▶ [WHAT IS BEING ASKED] Each line in the material below, starting at the one with "Write a component" and ending at the one with "ReferenceLine, ReferenceArea, Legend", is to be reproduced exactly; no picture is to be copied.

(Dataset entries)
┄┄┄┄┄┄┄┄┄┄
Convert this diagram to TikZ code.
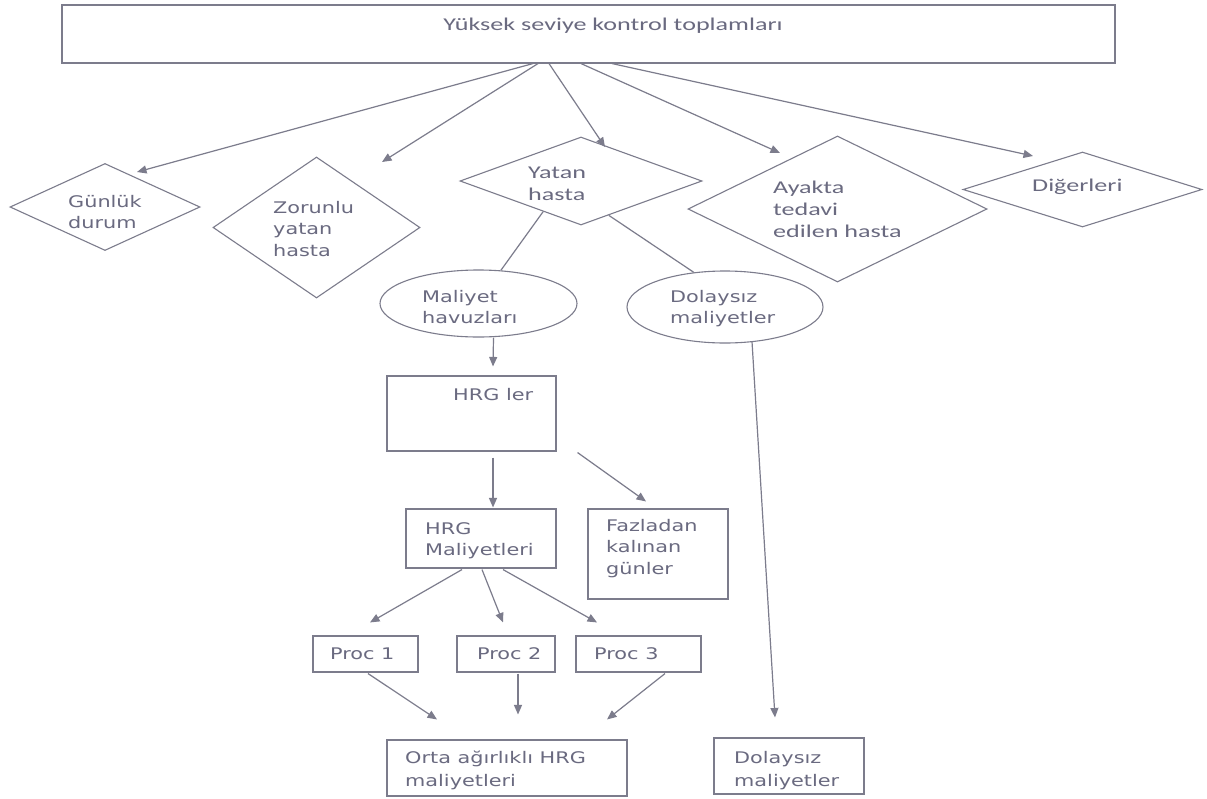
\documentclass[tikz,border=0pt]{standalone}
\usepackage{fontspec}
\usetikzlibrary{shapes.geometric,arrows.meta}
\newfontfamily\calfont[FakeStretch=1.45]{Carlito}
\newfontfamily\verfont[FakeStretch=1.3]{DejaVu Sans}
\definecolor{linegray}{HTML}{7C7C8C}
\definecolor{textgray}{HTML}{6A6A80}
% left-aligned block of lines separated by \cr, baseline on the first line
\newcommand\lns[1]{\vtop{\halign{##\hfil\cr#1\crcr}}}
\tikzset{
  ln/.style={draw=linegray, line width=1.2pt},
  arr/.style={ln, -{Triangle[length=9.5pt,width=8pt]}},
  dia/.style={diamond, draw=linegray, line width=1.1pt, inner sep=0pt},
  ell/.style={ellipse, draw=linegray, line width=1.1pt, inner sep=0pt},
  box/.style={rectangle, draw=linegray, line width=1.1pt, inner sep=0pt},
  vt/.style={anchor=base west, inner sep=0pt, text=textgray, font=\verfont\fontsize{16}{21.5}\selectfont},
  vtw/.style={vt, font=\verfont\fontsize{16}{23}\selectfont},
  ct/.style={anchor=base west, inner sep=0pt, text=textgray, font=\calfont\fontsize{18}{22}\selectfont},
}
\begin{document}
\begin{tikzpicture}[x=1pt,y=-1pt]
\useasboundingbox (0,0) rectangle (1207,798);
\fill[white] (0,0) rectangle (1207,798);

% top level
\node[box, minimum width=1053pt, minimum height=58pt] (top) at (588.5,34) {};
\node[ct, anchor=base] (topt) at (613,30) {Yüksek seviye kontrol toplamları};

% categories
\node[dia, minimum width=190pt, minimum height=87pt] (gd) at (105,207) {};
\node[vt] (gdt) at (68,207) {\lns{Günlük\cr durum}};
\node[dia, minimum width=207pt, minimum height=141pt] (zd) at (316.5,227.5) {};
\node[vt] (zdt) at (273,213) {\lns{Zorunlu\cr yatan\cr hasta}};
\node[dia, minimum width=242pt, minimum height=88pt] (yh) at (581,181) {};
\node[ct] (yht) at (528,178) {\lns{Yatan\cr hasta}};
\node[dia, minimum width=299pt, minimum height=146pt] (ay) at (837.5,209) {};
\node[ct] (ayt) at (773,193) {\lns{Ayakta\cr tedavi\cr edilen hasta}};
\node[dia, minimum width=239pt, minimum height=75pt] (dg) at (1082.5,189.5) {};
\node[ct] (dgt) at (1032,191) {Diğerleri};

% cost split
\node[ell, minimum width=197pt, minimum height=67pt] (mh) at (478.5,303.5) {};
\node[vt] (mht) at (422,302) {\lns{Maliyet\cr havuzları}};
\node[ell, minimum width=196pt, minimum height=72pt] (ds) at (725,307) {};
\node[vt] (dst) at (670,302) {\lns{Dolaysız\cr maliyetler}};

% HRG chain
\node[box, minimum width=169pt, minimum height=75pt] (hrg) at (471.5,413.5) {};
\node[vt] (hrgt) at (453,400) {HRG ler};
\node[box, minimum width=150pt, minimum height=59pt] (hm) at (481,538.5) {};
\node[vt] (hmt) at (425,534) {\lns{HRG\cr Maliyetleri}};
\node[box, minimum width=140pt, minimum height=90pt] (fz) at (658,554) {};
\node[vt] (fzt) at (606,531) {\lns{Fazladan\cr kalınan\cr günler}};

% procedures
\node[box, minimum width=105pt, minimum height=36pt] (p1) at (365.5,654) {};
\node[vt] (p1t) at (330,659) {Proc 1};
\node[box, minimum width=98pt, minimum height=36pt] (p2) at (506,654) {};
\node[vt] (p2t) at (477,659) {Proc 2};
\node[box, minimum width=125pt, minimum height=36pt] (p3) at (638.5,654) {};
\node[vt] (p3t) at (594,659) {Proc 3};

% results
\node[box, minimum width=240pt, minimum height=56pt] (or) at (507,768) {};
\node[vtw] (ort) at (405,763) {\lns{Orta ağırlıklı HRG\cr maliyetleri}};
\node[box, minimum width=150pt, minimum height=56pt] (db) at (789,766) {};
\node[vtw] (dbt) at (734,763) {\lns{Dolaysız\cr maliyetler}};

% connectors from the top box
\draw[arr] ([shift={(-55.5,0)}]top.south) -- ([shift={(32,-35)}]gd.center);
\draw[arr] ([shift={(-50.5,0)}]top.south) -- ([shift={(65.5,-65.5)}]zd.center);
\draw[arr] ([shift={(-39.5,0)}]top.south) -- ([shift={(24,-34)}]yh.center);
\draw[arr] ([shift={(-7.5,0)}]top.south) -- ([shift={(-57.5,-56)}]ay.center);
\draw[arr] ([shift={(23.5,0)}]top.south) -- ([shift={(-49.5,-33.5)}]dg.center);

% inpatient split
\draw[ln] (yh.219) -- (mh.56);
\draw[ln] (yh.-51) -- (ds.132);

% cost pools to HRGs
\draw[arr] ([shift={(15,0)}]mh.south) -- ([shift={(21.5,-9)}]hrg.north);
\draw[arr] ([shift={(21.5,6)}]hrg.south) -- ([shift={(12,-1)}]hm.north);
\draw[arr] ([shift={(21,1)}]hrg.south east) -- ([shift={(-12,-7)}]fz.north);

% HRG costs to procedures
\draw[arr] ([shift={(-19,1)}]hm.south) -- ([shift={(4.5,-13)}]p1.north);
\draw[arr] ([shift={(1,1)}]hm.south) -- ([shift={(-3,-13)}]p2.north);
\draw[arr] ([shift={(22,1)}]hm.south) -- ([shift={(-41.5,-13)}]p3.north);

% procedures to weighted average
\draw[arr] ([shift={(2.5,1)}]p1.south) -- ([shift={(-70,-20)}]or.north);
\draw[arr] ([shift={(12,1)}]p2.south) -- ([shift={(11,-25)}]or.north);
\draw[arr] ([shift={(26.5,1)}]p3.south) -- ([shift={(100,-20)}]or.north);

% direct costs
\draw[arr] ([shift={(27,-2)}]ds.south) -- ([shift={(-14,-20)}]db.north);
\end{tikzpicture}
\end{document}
┄┄┄┄┄┄┄┄┄┄
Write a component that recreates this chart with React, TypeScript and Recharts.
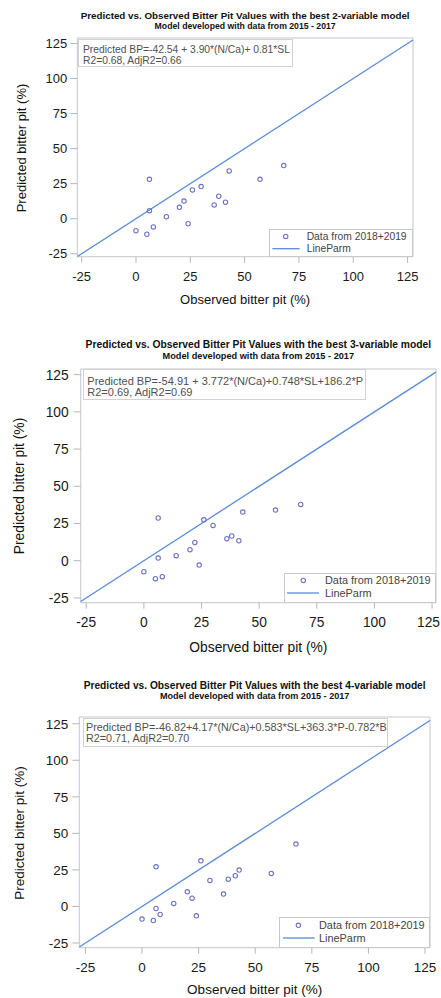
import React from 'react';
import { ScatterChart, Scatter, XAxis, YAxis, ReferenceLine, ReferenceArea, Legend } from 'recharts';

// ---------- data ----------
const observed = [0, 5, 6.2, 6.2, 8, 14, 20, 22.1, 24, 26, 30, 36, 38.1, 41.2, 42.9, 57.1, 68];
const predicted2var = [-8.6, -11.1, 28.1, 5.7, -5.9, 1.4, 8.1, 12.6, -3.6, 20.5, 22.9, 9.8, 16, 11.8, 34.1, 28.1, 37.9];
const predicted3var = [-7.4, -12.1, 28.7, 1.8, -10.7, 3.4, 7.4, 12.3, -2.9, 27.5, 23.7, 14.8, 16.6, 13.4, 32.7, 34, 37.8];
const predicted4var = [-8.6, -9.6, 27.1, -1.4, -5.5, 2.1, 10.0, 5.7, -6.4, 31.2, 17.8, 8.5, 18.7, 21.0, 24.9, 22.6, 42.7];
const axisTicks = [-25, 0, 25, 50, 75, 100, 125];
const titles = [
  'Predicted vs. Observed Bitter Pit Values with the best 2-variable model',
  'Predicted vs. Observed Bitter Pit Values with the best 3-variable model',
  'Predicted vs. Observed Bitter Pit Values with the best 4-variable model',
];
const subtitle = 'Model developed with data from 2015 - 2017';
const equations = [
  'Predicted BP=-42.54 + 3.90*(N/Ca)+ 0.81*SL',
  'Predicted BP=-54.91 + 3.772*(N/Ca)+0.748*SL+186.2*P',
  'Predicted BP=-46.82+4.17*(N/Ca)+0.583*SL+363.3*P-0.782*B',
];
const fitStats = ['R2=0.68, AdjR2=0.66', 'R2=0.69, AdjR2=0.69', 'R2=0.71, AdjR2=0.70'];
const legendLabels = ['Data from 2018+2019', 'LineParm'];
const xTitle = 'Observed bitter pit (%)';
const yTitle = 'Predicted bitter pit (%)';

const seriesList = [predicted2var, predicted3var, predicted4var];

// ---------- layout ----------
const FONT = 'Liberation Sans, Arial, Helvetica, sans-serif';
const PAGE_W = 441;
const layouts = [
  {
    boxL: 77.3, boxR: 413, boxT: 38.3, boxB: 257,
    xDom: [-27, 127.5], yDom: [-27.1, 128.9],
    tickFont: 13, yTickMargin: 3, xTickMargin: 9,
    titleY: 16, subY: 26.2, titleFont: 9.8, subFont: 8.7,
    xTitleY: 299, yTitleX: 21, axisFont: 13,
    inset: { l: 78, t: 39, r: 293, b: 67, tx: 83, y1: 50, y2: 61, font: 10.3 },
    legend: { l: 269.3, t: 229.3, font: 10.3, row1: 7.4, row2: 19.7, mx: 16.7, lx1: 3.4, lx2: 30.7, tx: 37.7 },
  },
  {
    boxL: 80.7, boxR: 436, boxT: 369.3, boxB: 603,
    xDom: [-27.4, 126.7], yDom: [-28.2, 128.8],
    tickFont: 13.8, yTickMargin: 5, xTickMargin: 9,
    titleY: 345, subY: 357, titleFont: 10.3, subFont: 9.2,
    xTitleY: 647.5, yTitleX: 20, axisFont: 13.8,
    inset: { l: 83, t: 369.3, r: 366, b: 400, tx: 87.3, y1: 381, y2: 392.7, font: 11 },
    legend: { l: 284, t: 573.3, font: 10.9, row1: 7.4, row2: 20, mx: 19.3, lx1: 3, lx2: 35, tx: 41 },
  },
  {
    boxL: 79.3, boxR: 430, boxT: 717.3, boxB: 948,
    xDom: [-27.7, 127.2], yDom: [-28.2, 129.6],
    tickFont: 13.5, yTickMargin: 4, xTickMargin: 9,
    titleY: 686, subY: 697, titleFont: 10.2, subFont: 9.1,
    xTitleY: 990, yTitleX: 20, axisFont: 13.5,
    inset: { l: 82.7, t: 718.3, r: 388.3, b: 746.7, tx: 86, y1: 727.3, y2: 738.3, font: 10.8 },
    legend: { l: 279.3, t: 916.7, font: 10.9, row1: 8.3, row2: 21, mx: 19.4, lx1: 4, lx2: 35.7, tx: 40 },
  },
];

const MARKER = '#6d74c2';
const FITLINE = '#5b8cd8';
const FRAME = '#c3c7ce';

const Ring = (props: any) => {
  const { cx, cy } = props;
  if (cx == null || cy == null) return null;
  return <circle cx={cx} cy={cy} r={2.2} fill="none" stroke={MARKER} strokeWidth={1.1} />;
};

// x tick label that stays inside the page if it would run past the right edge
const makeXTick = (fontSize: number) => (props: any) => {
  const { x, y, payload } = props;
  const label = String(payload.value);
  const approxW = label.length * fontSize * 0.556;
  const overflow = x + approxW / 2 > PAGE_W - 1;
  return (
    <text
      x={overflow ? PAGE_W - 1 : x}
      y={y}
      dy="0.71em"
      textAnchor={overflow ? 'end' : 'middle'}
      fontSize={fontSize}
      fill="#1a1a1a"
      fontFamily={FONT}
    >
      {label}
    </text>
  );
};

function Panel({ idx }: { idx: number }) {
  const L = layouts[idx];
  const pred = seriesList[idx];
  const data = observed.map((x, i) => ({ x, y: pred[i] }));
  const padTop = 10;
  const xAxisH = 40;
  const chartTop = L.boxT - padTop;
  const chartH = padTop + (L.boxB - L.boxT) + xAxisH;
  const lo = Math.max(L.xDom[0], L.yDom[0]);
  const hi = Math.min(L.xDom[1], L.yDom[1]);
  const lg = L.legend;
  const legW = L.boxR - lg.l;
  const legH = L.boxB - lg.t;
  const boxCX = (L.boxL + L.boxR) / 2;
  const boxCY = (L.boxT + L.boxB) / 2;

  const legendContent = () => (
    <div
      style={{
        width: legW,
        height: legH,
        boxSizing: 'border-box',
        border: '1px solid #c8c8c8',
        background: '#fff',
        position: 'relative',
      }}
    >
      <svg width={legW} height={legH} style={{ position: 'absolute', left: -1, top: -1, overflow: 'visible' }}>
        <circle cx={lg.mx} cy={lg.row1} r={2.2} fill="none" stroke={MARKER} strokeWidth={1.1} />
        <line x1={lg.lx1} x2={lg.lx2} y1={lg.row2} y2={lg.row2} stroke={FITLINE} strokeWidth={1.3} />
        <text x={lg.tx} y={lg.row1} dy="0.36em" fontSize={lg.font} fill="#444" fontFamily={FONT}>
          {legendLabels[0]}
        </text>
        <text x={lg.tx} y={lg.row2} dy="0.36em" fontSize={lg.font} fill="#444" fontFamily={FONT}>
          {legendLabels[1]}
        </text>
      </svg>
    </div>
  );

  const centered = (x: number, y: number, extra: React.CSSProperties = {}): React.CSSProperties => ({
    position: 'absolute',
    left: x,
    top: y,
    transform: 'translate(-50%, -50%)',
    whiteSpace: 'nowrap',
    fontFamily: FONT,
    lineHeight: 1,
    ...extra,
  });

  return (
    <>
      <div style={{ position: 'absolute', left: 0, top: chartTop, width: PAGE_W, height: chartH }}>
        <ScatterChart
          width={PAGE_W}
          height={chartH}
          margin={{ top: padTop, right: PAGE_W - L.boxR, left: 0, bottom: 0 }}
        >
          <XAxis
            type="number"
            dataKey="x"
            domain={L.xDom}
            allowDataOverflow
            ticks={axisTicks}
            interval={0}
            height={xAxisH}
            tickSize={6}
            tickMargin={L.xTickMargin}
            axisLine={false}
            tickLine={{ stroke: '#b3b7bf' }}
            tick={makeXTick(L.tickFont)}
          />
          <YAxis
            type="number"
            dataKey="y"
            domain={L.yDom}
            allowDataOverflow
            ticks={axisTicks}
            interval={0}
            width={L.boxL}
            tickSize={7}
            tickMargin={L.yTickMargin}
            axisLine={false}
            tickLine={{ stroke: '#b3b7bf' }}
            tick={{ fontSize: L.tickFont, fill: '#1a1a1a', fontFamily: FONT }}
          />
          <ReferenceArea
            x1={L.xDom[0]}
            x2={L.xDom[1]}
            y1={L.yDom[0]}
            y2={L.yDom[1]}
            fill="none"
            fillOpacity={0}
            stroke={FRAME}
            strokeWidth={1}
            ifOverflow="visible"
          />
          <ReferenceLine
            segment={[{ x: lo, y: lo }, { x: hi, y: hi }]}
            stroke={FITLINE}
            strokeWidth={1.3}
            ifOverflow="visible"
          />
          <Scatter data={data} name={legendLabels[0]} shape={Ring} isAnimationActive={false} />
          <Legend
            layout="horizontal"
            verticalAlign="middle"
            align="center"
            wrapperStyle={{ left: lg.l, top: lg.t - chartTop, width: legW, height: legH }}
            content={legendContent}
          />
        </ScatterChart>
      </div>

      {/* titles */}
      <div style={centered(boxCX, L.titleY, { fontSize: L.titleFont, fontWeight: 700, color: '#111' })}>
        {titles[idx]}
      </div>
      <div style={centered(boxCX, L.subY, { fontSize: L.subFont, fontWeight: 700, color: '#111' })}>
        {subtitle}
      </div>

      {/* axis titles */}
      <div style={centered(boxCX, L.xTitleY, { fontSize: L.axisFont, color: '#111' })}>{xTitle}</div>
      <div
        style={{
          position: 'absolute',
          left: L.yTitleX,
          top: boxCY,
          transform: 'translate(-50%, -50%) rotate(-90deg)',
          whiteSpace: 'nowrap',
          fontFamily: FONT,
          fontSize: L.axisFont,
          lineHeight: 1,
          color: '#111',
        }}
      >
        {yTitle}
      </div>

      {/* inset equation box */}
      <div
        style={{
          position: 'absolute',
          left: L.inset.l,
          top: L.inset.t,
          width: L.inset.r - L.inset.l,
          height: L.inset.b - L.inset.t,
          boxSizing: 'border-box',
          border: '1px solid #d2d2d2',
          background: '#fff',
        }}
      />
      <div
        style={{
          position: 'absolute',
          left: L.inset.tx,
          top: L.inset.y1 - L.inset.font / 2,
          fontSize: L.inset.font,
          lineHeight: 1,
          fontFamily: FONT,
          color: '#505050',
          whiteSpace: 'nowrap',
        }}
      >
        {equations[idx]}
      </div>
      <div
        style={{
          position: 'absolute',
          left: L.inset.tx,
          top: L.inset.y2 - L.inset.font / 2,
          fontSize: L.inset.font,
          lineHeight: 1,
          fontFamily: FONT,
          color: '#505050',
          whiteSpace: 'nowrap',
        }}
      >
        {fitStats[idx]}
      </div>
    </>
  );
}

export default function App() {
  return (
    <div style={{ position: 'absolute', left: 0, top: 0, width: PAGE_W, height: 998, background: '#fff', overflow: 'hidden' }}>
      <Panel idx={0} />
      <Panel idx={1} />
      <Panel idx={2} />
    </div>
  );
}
┄┄┄┄┄┄┄┄┄┄
▶ [CORRECT OUTPUT]
Write a component that recreates this chart with React, TypeScript and Recharts.
import React from 'react';
import { ScatterChart, Scatter, XAxis, YAxis, ReferenceLine, ReferenceArea, Legend } from 'recharts';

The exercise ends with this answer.